PASOK leader Evangelos Venizelos has linked government stability with the performance of the center-left Olive Tree alliance at the May 25 European Parliament elections. The PASOK president is as uncontainable as he is voluminous, an egotist with a tendency to succumb to the biggest errors of politics, and this statement of his was quite justly interpreted as an expression of defeatism.
However, Venizelos is also a victim of the heightened tones of rhetoric that inevitably arise during election periods. The head-on clash between Prime Minister Antonis Samaras and SYRIZA leader Alexis Tsipras, has transformed this election process – usually of little direct importance – into a vote of confidence, and the result is that Venizelos is being crushed into annihilation.

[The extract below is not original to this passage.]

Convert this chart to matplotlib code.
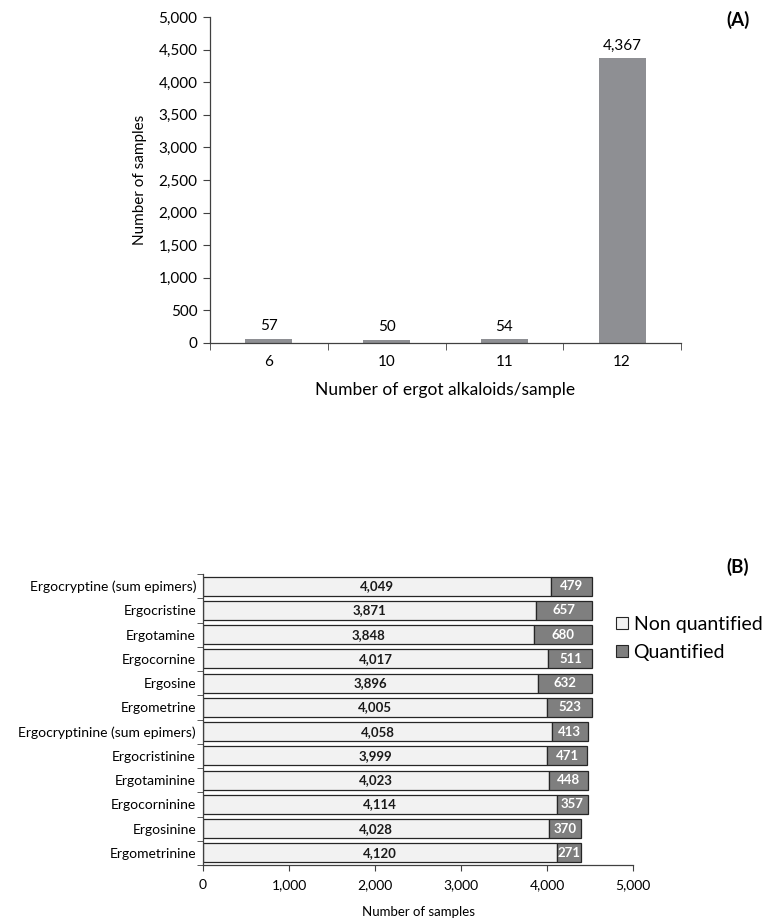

Effectively,Venizelos is dealing with an in-party uprising. His predecessor, George Papandreou, that lone runner of great political distances, has been ignoring him quite systematically, while others within PASOK’s ranks are either directly or tacitly calling for a change in leadership, even as soon as right after the elections. PASOK under Venizelos’s stewardship is crumbling. Its fans can mourn its passing.
On his part, Samaras is acting under the stress of competition with Tsipras. But his problems are not limited to SYRIZA, as Golden Dawn seems to be making something of a comeback despite the general political outcry and the criminal case being built against the party. If this trend is confirmed in the polls it will create huge problems that will no longer be limited to the government’s survival but will function toward undermining the political system in its entirety.
The biggest difference between the Greek leader and his European counterparts is that he is trying to link his own survival to that of the nation and the country. What this results in is rabid confrontations with his opponents, which lead to further disunity within society and an atmosphere of polarization.
In other European countries, mainstream political parties are mostly interested in preserving the political system. Sure, they have their ideological differences, but these are mostly seen as different views on how to best maintain and better a system which no one really questions.
Despite claims to the contrary, Greece does not really belong to the West. Politicians have a kaleidoscopic view of European reality. Tsipras dreams of a European revolution whose overall objectives remain vague. But this distorted perception is damaging the country.
For 34 years, Greece’s political, economic and academic establishment failed to realize the true meaning of the country’s accession to the European system. Some people created and have sought to perpetuate a virtual reality. The result has been a distortion of the political system to an extent never before seen in any of the countries of the European south.